The portraits of Thomas Gainsborough (1727-1788) made him perhaps the most famous British artist of the late eighteenth century. Nobles, statesmen, musicians and the range of men and women of the period’s merchant class all sat for him. But it is his portraits of notorious society women—widely considered among the greatest of the Western tradition—which attracted the most attention.
Eighteenth-century viewers appreciated these paintings differently than we do today. In his own time, Gainsborough’s portraits of actresses, performers and courtesans were seen as unconventional, if not radical, not only because of the type of woman they portrayed but also because of the unconventional way they were painted.
“These stunning portraits not only give us a perspective on the history of celebrity, but also on the history of women and of painting. These are provocative women provocatively painted,” explains exhibition curator Benedict Leca.
Organized by the Cincinnati Art Museum in association with the San Diego Museum of Art, Thomas Gainsborough and the Modern Woman is the first exhibition devoted to Thomas Gainsborough’s feminine portraiture, and the first to focus specifically on modernity and femininity in Georgian England from the perspective of Gainsborough’s groundbreaking portraits of women.
Coinciding with the comprehensive cleaning and restoration of the Cincinnati Art Museum’s iconic Ann Ford (Mrs. Thicknesse), this exhibition unites a choice selection of thirteen paintings from renowned museum collections in the United States and Britain to illuminate the role that Gainsborough’s extraordinary portraiture played in defining new, progressive feminine identities.

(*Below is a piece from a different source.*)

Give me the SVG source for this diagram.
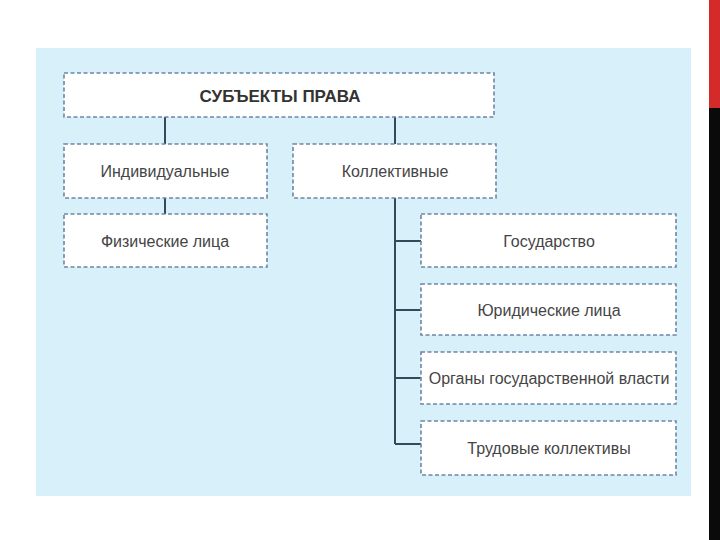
<svg xmlns="http://www.w3.org/2000/svg" width="720" height="540" viewBox="0 0 720 540">
<style>
.box{fill:#ffffff;stroke:#6f86a3;stroke-width:1.6;stroke-dasharray:4 2.5}
.t{font-family:"Liberation Sans",Arial,sans-serif;font-size:16px;fill:#454545;text-anchor:middle;dominant-baseline:central}
.h{font-weight:bold;font-size:17px;fill:#333}
.c{stroke:#34495a;stroke-width:2;fill:none}
</style>
<rect x="0" y="0" width="720" height="540" fill="#ffffff"/>
<rect x="36" y="48" width="655" height="448" fill="#d8f0fa"/>
<rect x="709" y="0" width="11" height="108" fill="#d42a2a"/>
<rect x="709" y="108" width="11" height="432" fill="#0a0a0a"/>
<g id="connectors">
<path class="c" d="M165 117V144M395 117V144M165 198V214M395 198V444M395 241H421M395 310H421M395 378H421M395 444H421"/>
</g>
<g id="root"><rect class="box" x="64" y="73" width="430" height="44"/><text class="t h" x="280" y="96">СУБЪЕКТЫ ПРАВА</text></g>
<g id="individual"><rect class="box" x="64" y="144" width="203" height="54"/><text class="t" x="165" y="171">Индивидуальные</text></g>
<g id="collective"><rect class="box" x="293" y="144" width="203" height="54"/><text class="t" x="395" y="171">Коллективные</text></g>
<g id="physical"><rect class="box" x="64" y="214" width="203" height="53"/><text class="t" x="165" y="241">Физические лица</text></g>
<g id="state"><rect class="box" x="421" y="214" width="255" height="53"/><text class="t" x="549" y="241">Государство</text></g>
<g id="legal"><rect class="box" x="421" y="284" width="255" height="51"/><text class="t" x="549" y="310">Юридические лица</text></g>
<g id="organs"><rect class="box" x="421" y="352" width="255" height="52"/><text class="t" x="549" y="378">Органы государственной власти</text></g>
<g id="labor"><rect class="box" x="421" y="421" width="255" height="54"/><text class="t" x="549" y="448">Трудовые коллективы</text></g>
</svg>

Among others on view at the Cincinnati Art Museum, September 18, 2010 – January 2, 2011 will be Mrs. Siddons (National Gallery, London), Mrs Richard Brinsley Sheridan (National Gallery, Washington), Giovanna Baccelli (Tate Britain), Grace Dalrymple (Metropolitan Museum of Art), Viscountess Ligonier (Huntington Library, Art Collections and Botanical Gardens).
The exhibition will also feature a small selection of period dresses from the Cincinnati Art Museum’s rich fashion arts and textile collection, thereby further contextualizing Gainsborough’s portraits while affording visitors a view of the material accessories of the “modern woman.”

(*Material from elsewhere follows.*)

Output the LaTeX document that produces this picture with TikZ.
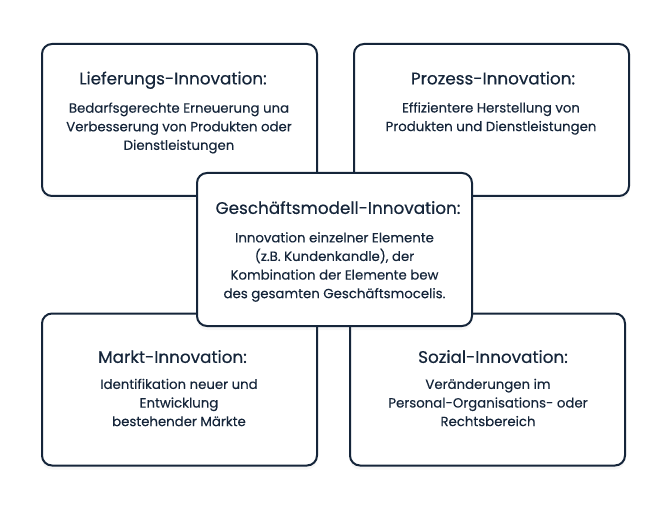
\documentclass[tikz,border=0pt]{standalone}
\usepackage{fontspec}
\setmainfont{Poppins}
\newfontfamily\titlefont{Poppins}[FakeBold=0.5]
\newfontfamily\bodyfont{Poppins}[FakeBold=0.25]
\usetikzlibrary{shadows}
\definecolor{navy}{HTML}{15253A}
\begin{document}
\begin{tikzpicture}[x=1pt,y=-1pt,
  card/.style={draw=navy, line width=2pt, fill=white, rounded corners=10pt,
    minimum width=275pt, minimum height=152pt, inner sep=0pt,
    drop shadow={opacity=0.07, shadow xshift=0pt, shadow yshift=-4pt}},
  ttl/.style={text=navy, font=\titlefont\fontsize{16.8}{19}\selectfont, inner sep=0pt,
    text height=11.8pt, text depth=0pt},
  bdy/.style={text=navy, font=\bodyfont\fontsize{13.3}{18.6}\selectfont, align=center, inner sep=0pt}]
\useasboundingbox[fill=white] (0,0) rectangle (669,513);
\node[card] (tl) at (179.5,120) {};
\node[card] (tr) at (491.5,120) {};
\node[card] (bl) at (179.5,389.5) {};
\node[card] (br) at (487.5,389.5) {};
\node[card, minimum height=153pt] (c) at (334.5,249.5) {};

\node[ttl] (tlt) at (173,78.5) {Lieferungs-Innovation:};
\node[bdy] (tlb) at (179,128) {Bedarfsgerechte Erneuerung una\\Verbesserung von Produkten oder\\Dienstleistungen};

\node[ttl] (trt) at (493,78.5) {Prozess-Innovation:};
\node[bdy] (trb) at (491,118.5) {Effizientere Herstellung von\\Produkten und Dienstleistungen};

\node[ttl] (ct) at (338,208) {Geschäftsmodell-Innovation:};
\node[bdy] (cb) at (334.5,267) {Innovation einzelner Elemente\\(z.B. Kundenkandle), der\\Kombination der Elemente bew\\des gesamten Geschäftsmocelis.};

\node[ttl] (blt) at (172.5,357) {Markt-Innovation:};
\node[bdy] (blb) at (179,402.5) {Identifikation neuer und\\Entwicklung\\bestehender Märkte};

\node[ttl] (brt) at (493,357) {Sozial-Innovation:};
\node[bdy] (brb) at (488,402.5) {Veränderungen im\\Personal-Organisations- oder\\Rechtsbereich};
\end{tikzpicture}
\end{document}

If Gainsborough’s portraits help us to rethink the place of women in the eighteenth century, they also ask us to look anew at the formal specifics that made his portraits so important to ambitious women and their self-definition in the celebrity culture of the period. In his use of provocative postures and slashing brushwork, Gainsborough’s portraits of notorious women differed from those of his peers: they were the way he asserted his own place as the premier painter of modern life.
In the eighteenth century, portraits were part of an active negotiation of social and gender relations, and the exhibition’s thesis is that a special complicity between artist and sitter formed the basis from which both conspired to upend traditional portraiture and calcified gender roles.
The exhibition was conceived by Benedict Leca, the Cincinnati Art Museum’s curator of European paintings, sculpture and drawings. Additional curatorial support for the exhibition’s presentation in San Diego has been provided by John Marciari, curator of European art, and Scot Jaffe, associate director for exhibitions and collections.
After premiering in Cincinnati this fall (September 18, 2010 – January 2, 2011) the exhibition will travel to the San Diego Museum of Art, where it will be on view from January 29, 2011 – May 1, 2011. The exhibition will be accompanied by an illustrated, full-color catalog published by D Giles Limited, London, featuring essays by Benedict Leca, renowned costume historian Aileen Ribeiro, and art historian Amber Ludwig of Boston University. This exhibition is supported by an indemnity from the Federal Council on the Arts and Humanities.